I believe that it does select against all the other nodes as well. I
remember seeing a lot of DB traffic with Vertical and wondering why it
would need to select against the tables for the other subclasses.
The only fault I can see with Single Table is that it can cause
constraint difficulties when combined with Microsoft SQL Server due to
MSSQL's lack of deferred constraints. If you're not using MSSQL, then
I'm not going to get into the gory details.
I think Chuck's comment of "Vertical is the least efficient and the
least used hence has a higher probability of bugs." is spot-on. It
seemed like every time I turned around I was running into something
that was more tricky because of VI.
ST is kinda ugly in the DB, but at least if you do a query from
another application, you don't have to join a bunch of tables together
to get one record. If other things are going to _write_ to the DB,
then you will miss the DB not null enforcement, but that's a small
price to pay, if you ask me.
I've taken to adding awakeFromFetch calls to any entity that can be
written by other applications that will automatically write a default
value for any Entity that is read from the DB with nulls where they
shouldn't be.
Dave
I was and am using Microsoft SQL Server, so I also run into all kinds
of problems with constraints.
On May 7, 2008, at 4:46 PM, Robert Walker wrote:
Vertical or horizontal? With vertical this will still select on
the root, won't it?
That's actually a good question. It will have to select against the
root, obviously, to pick up those attributes, but I don't think it
then calls all the other siblings if you call against a leaf node,
but I could be wrong about that.
I think it has a similar performance hit as a one-to-many
relationship when accessing leaf node. But, if you call the root
node I thought it would then access the entire tree, which can be
really bad.
On May 7, 2008, at 4:27 PM, Chuck Hill wrote:
On May 7, 2008, at 1:14 PM, Robert Walker wrote:
Agreed,
The only time vertical inheritance makes sense if when you always
fetch against leaf nodes of the inheritance tree and only if the
inheritance tree is very shallow. Take that to mean one level deep
of inheritance with an abstract root entity that you never fetch
against.
Anything more complex than that I would recommend single-table.
My 2 cents.
Vertical or horizontal? With vertical this will still select on
the root, won't it?
Chuck
On May 7, 2008, at 3:54 PM, Chuck Hill wrote:
On May 7, 2008, at 12:48 PM, Florijan Stamenkovic wrote:
Hi all,
In the "[slightly OT] data modeling question" there is some talk
of drawbacks of inheritance, specifically of vertical
inheritance... Since I am currently contemplating implementing a
reasonably complex system, and have thought of using vertical
inheritance, this has got me worried. So, what's the deal???

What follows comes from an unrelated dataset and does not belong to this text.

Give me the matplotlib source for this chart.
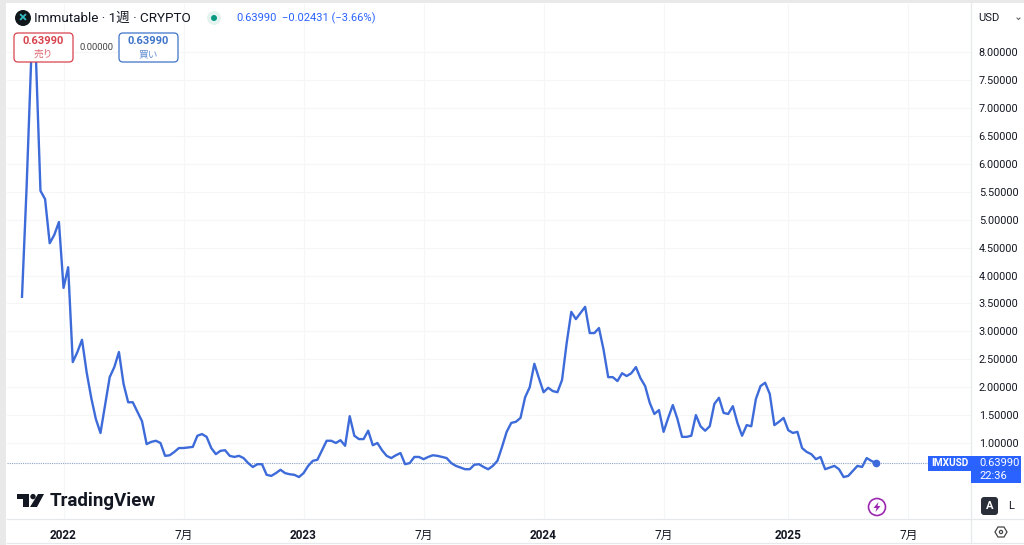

My situation: a structure of over 10 entities (15ish),
inheritance up to 4 levels in depth. The amount of records per
entity will be quite small (ranging from 5 - maybe 30), so I do
not worry about performance. Many operations will be defined on
the topmost entity. Relationships will almost always relate to
the topmost entity, which will be abstract. I might want to
define additional subentities in the future. Subentities will
have a sufficient amount of their own properties to discourage
me from single table inheritance. Horizontal might do, I do not
think I will be changing the existing structure once made.
I've never done inheritance till now. Am I going to commit
suicide over this?
You might want to check for suicide exclusions in your life
insurance policy. :-) David Avendasora was using Vertical with
JC. He stopped. Maybe he can provide some pointers. My advice
would be to ignore that "Subentities will have a sufficient
amount of their own properties" and use Single Table. Or,
failing that, Horizontal. Vertical is the least efficient and
the least used hence has a higher probability of bugs.